▸ SUPPLIED DATA:
______________________________

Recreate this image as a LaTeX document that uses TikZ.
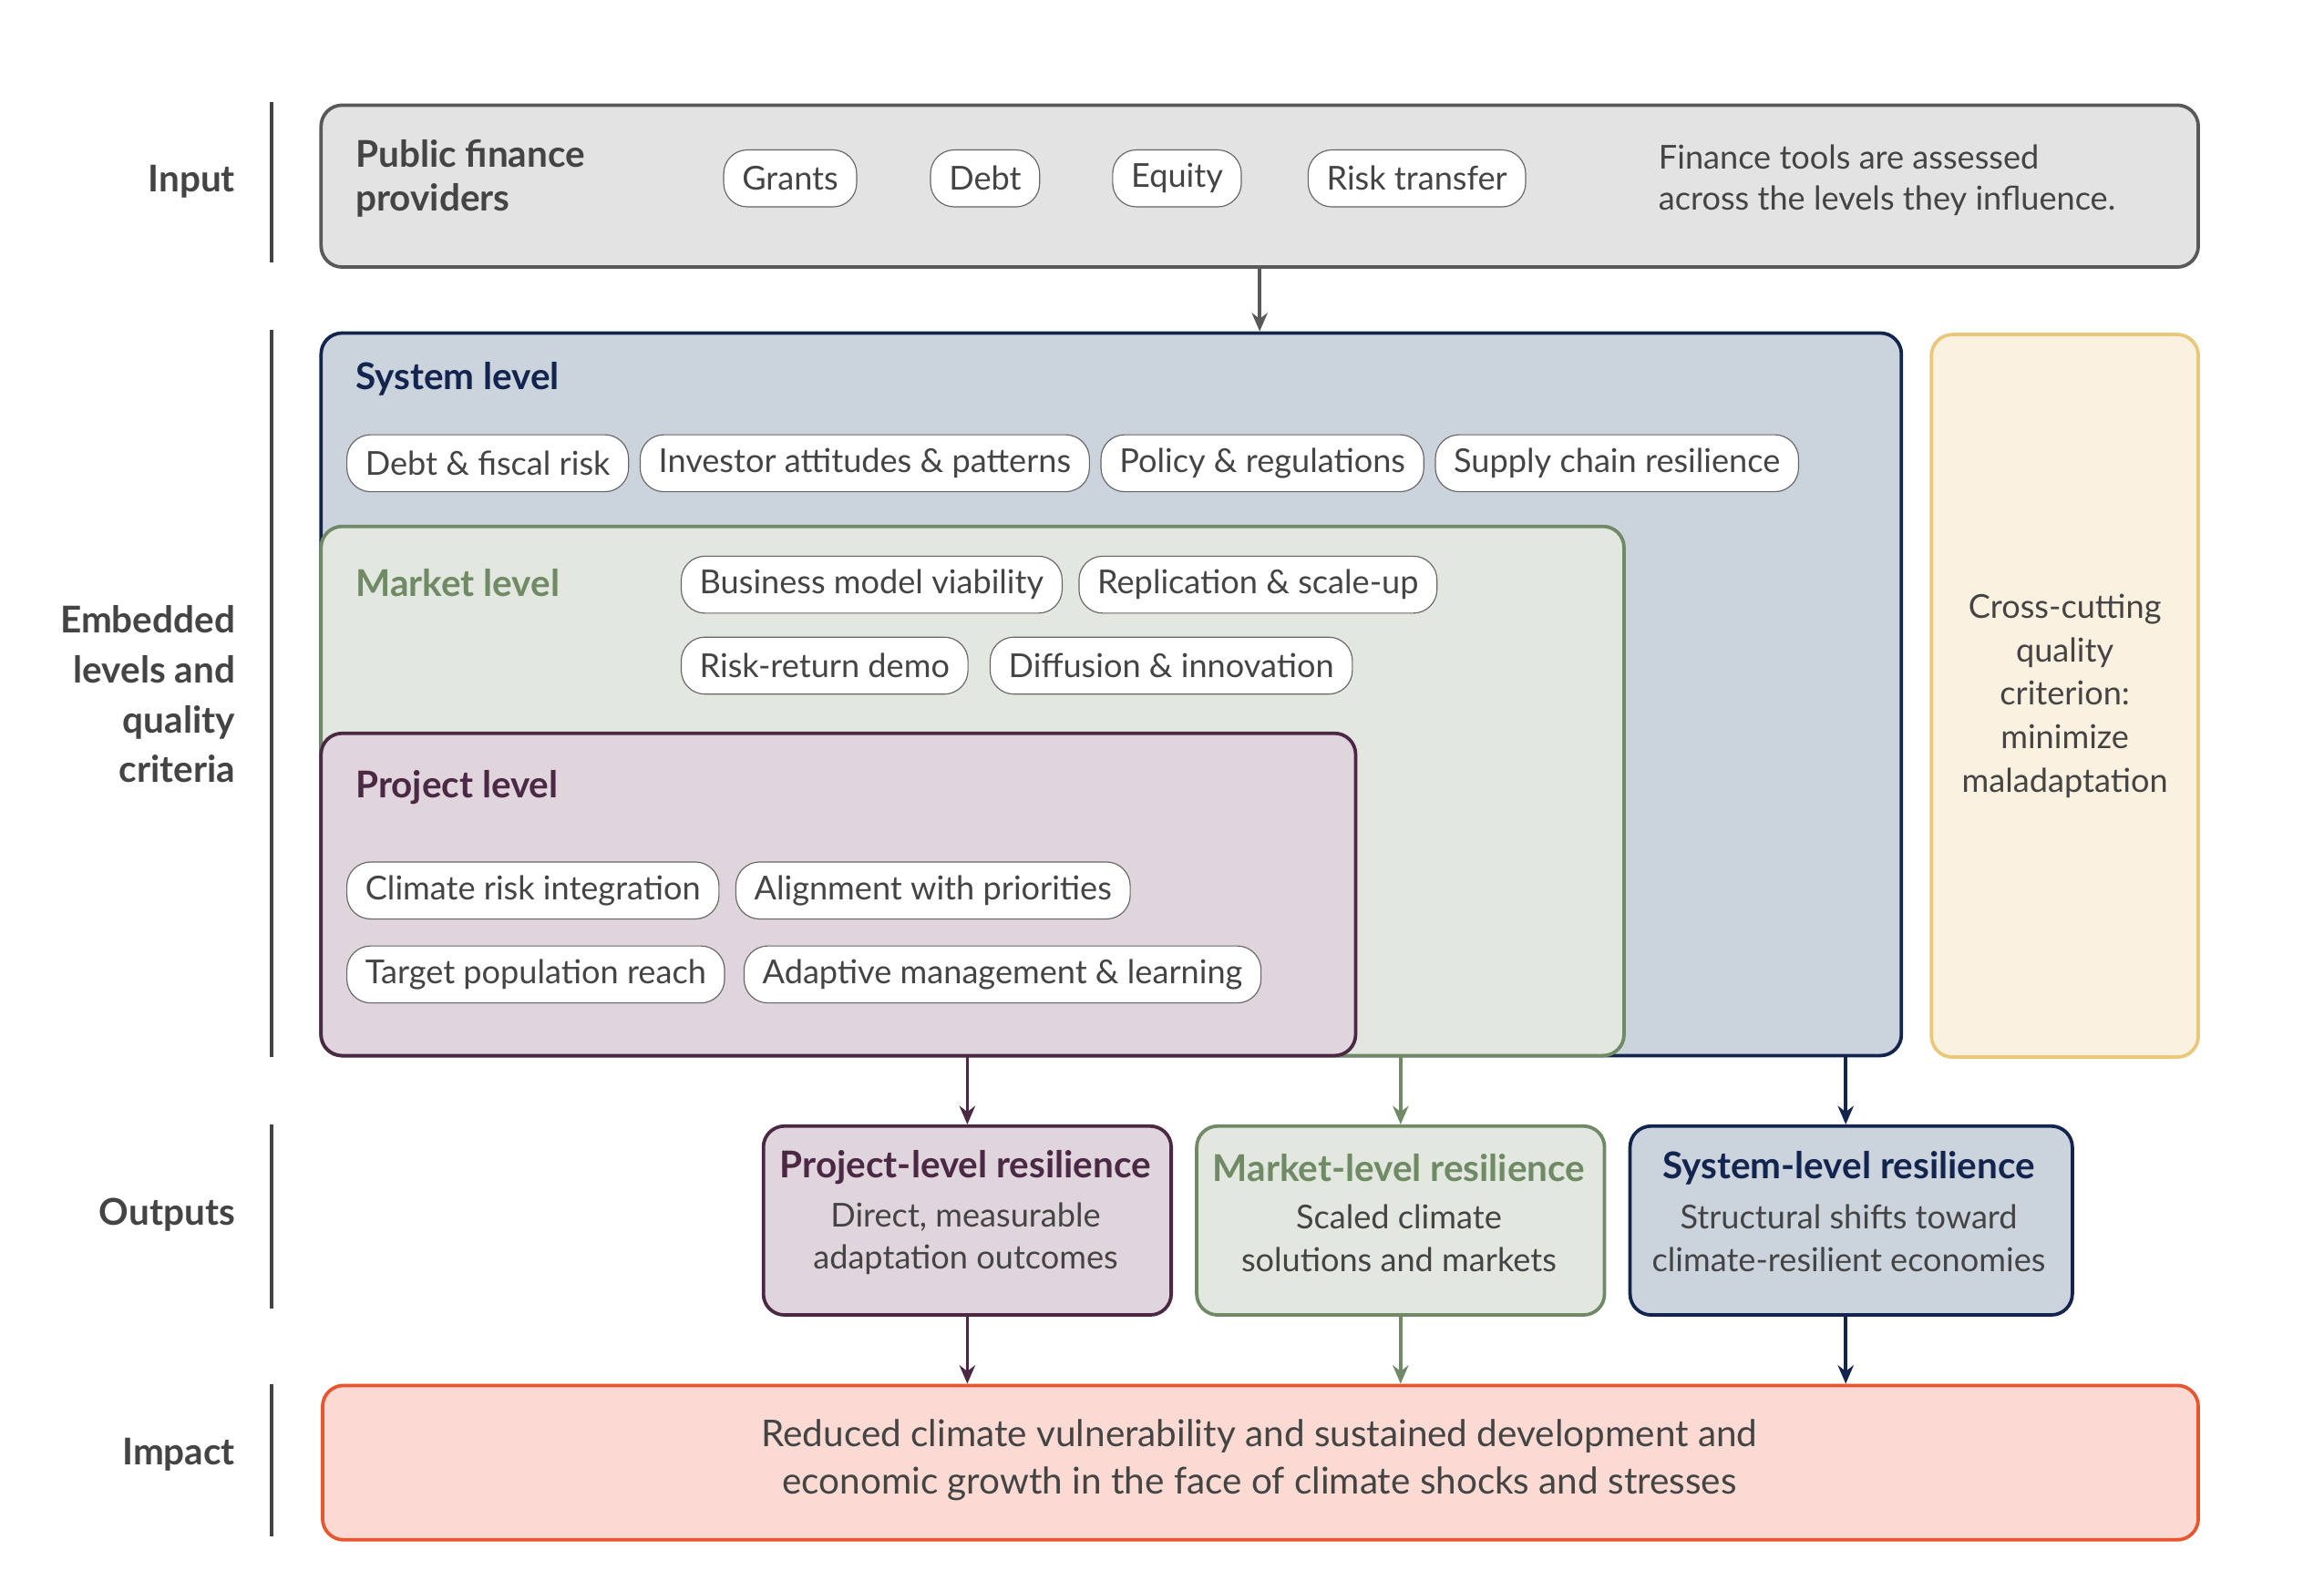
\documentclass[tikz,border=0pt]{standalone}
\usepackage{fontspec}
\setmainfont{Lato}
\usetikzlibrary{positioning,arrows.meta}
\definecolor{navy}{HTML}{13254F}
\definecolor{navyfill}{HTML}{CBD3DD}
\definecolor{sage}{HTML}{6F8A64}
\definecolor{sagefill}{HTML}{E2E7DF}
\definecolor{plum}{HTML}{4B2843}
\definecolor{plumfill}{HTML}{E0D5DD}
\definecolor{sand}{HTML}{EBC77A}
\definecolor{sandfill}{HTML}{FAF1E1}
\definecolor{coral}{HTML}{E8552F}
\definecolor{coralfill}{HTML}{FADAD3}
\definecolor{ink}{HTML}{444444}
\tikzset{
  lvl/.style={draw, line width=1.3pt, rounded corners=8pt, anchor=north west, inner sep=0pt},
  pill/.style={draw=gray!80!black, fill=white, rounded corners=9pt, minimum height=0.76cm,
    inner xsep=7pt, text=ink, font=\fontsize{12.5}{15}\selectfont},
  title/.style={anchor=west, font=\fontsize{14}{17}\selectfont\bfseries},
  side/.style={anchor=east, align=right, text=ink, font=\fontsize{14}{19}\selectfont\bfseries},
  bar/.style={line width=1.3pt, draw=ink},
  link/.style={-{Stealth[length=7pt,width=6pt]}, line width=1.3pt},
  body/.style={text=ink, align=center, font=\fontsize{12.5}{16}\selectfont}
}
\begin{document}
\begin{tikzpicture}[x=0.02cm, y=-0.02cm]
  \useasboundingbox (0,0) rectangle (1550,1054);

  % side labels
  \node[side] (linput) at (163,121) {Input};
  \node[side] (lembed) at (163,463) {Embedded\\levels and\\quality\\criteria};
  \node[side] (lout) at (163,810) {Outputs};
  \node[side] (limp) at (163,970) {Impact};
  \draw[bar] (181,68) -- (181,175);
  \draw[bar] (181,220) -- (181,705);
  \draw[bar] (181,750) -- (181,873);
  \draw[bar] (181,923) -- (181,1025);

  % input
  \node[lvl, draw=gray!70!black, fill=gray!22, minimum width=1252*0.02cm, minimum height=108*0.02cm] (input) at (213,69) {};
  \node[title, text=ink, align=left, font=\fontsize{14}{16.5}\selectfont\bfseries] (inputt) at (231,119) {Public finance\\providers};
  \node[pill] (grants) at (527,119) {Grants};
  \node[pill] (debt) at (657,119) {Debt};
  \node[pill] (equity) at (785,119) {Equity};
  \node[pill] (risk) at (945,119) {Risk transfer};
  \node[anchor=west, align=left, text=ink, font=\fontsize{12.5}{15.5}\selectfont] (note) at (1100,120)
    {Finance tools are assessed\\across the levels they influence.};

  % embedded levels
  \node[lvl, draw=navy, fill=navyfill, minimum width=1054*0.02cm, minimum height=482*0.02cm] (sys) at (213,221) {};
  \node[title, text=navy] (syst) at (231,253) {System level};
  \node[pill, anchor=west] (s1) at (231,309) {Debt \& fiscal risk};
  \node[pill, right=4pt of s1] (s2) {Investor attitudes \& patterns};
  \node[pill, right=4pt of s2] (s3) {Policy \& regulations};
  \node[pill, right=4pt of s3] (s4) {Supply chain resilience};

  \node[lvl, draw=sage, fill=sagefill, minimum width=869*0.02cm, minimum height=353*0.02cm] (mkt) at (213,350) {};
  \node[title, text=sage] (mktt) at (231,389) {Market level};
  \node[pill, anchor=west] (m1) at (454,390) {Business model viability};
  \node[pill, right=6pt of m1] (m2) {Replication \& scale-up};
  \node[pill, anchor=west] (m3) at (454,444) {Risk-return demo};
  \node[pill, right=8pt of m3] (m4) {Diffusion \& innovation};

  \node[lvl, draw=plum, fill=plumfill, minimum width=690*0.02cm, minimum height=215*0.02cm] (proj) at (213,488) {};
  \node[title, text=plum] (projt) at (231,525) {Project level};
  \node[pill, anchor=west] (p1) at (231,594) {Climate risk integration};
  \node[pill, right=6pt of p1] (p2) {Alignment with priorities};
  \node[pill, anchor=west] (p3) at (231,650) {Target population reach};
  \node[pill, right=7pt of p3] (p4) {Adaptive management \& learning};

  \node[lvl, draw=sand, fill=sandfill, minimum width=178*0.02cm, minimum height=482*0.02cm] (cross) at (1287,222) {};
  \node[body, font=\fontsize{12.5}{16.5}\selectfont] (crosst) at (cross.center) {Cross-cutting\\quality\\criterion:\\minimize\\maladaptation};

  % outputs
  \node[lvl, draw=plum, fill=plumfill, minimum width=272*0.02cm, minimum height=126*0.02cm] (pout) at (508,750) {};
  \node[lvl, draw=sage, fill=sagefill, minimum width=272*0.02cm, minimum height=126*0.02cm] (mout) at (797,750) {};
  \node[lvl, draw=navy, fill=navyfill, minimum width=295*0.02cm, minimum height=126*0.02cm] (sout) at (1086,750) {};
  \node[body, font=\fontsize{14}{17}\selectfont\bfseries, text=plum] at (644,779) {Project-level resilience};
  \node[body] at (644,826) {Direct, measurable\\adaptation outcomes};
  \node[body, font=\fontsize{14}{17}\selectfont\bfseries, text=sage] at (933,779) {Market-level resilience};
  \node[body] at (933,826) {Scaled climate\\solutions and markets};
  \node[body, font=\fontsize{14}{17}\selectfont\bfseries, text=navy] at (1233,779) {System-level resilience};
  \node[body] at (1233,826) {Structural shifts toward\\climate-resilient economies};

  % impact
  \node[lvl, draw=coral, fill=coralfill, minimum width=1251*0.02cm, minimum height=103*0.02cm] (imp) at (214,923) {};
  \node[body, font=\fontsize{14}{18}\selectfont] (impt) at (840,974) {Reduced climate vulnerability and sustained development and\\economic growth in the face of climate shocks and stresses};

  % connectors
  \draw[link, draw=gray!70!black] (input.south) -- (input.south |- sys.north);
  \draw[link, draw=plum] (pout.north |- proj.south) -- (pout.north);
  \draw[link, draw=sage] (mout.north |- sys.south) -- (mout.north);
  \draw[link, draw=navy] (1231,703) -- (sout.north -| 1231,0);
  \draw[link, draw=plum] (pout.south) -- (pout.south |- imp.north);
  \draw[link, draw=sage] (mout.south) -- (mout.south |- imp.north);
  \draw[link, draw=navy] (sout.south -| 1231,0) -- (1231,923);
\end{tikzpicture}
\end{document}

______________________________

Quote in full the listing given above; the images are to be left out.

Recreate this image as a LaTeX document that uses TikZ.
\documentclass[tikz,border=0pt]{standalone}
\usepackage{fontspec}
\setmainfont{Lato}
\usetikzlibrary{positioning,arrows.meta}
\definecolor{navy}{HTML}{13254F}
\definecolor{navyfill}{HTML}{CBD3DD}
\definecolor{sage}{HTML}{6F8A64}
\definecolor{sagefill}{HTML}{E2E7DF}
\definecolor{plum}{HTML}{4B2843}
\definecolor{plumfill}{HTML}{E0D5DD}
\definecolor{sand}{HTML}{EBC77A}
\definecolor{sandfill}{HTML}{FAF1E1}
\definecolor{coral}{HTML}{E8552F}
\definecolor{coralfill}{HTML}{FADAD3}
\definecolor{ink}{HTML}{444444}
\tikzset{
  lvl/.style={draw, line width=1.3pt, rounded corners=8pt, anchor=north west, inner sep=0pt},
  pill/.style={draw=gray!80!black, fill=white, rounded corners=9pt, minimum height=0.76cm,
    inner xsep=7pt, text=ink, font=\fontsize{12.5}{15}\selectfont},
  title/.style={anchor=west, font=\fontsize{14}{17}\selectfont\bfseries},
  side/.style={anchor=east, align=right, text=ink, font=\fontsize{14}{19}\selectfont\bfseries},
  bar/.style={line width=1.3pt, draw=ink},
  link/.style={-{Stealth[length=7pt,width=6pt]}, line width=1.3pt},
  body/.style={text=ink, align=center, font=\fontsize{12.5}{16}\selectfont}
}
\begin{document}
\begin{tikzpicture}[x=0.02cm, y=-0.02cm]
  \useasboundingbox (0,0) rectangle (1550,1054);

  % side labels
  \node[side] (linput) at (163,121) {Input};
  \node[side] (lembed) at (163,463) {Embedded\\levels and\\quality\\criteria};
  \node[side] (lout) at (163,810) {Outputs};
  \node[side] (limp) at (163,970) {Impact};
  \draw[bar] (181,68) -- (181,175);
  \draw[bar] (181,220) -- (181,705);
  \draw[bar] (181,750) -- (181,873);
  \draw[bar] (181,923) -- (181,1025);

  % input
  \node[lvl, draw=gray!70!black, fill=gray!22, minimum width=1252*0.02cm, minimum height=108*0.02cm] (input) at (213,69) {};
  \node[title, text=ink, align=left, font=\fontsize{14}{16.5}\selectfont\bfseries] (inputt) at (231,119) {Public finance\\providers};
  \node[pill] (grants) at (527,119) {Grants};
  \node[pill] (debt) at (657,119) {Debt};
  \node[pill] (equity) at (785,119) {Equity};
  \node[pill] (risk) at (945,119) {Risk transfer};
  \node[anchor=west, align=left, text=ink, font=\fontsize{12.5}{15.5}\selectfont] (note) at (1100,120)
    {Finance tools are assessed\\across the levels they influence.};

  % embedded levels
  \node[lvl, draw=navy, fill=navyfill, minimum width=1054*0.02cm, minimum height=482*0.02cm] (sys) at (213,221) {};
  \node[title, text=navy] (syst) at (231,253) {System level};
  \node[pill, anchor=west] (s1) at (231,309) {Debt \& fiscal risk};
  \node[pill, right=4pt of s1] (s2) {Investor attitudes \& patterns};
  \node[pill, right=4pt of s2] (s3) {Policy \& regulations};
  \node[pill, right=4pt of s3] (s4) {Supply chain resilience};

  \node[lvl, draw=sage, fill=sagefill, minimum width=869*0.02cm, minimum height=353*0.02cm] (mkt) at (213,350) {};
  \node[title, text=sage] (mktt) at (231,389) {Market level};
  \node[pill, anchor=west] (m1) at (454,390) {Business model viability};
  \node[pill, right=6pt of m1] (m2) {Replication \& scale-up};
  \node[pill, anchor=west] (m3) at (454,444) {Risk-return demo};
  \node[pill, right=8pt of m3] (m4) {Diffusion \& innovation};

  \node[lvl, draw=plum, fill=plumfill, minimum width=690*0.02cm, minimum height=215*0.02cm] (proj) at (213,488) {};
  \node[title, text=plum] (projt) at (231,525) {Project level};
  \node[pill, anchor=west] (p1) at (231,594) {Climate risk integration};
  \node[pill, right=6pt of p1] (p2) {Alignment with priorities};
  \node[pill, anchor=west] (p3) at (231,650) {Target population reach};
  \node[pill, right=7pt of p3] (p4) {Adaptive management \& learning};

  \node[lvl, draw=sand, fill=sandfill, minimum width=178*0.02cm, minimum height=482*0.02cm] (cross) at (1287,222) {};
  \node[body, font=\fontsize{12.5}{16.5}\selectfont] (crosst) at (cross.center) {Cross-cutting\\quality\\criterion:\\minimize\\maladaptation};

  % outputs
  \node[lvl, draw=plum, fill=plumfill, minimum width=272*0.02cm, minimum height=126*0.02cm] (pout) at (508,750) {};
  \node[lvl, draw=sage, fill=sagefill, minimum width=272*0.02cm, minimum height=126*0.02cm] (mout) at (797,750) {};
  \node[lvl, draw=navy, fill=navyfill, minimum width=295*0.02cm, minimum height=126*0.02cm] (sout) at (1086,750) {};
  \node[body, font=\fontsize{14}{17}\selectfont\bfseries, text=plum] at (644,779) {Project-level resilience};
  \node[body] at (644,826) {Direct, measurable\\adaptation outcomes};
  \node[body, font=\fontsize{14}{17}\selectfont\bfseries, text=sage] at (933,779) {Market-level resilience};
  \node[body] at (933,826) {Scaled climate\\solutions and markets};
  \node[body, font=\fontsize{14}{17}\selectfont\bfseries, text=navy] at (1233,779) {System-level resilience};
  \node[body] at (1233,826) {Structural shifts toward\\climate-resilient economies};

  % impact
  \node[lvl, draw=coral, fill=coralfill, minimum width=1251*0.02cm, minimum height=103*0.02cm] (imp) at (214,923) {};
  \node[body, font=\fontsize{14}{18}\selectfont] (impt) at (840,974) {Reduced climate vulnerability and sustained development and\\economic growth in the face of climate shocks and stresses};

  % connectors
  \draw[link, draw=gray!70!black] (input.south) -- (input.south |- sys.north);
  \draw[link, draw=plum] (pout.north |- proj.south) -- (pout.north);
  \draw[link, draw=sage] (mout.north |- sys.south) -- (mout.north);
  \draw[link, draw=navy] (1231,703) -- (sout.north -| 1231,0);
  \draw[link, draw=plum] (pout.south) -- (pout.south |- imp.north);
  \draw[link, draw=sage] (mout.south) -- (mout.south |- imp.north);
  \draw[link, draw=navy] (sout.south -| 1231,0) -- (1231,923);
\end{tikzpicture}
\end{document}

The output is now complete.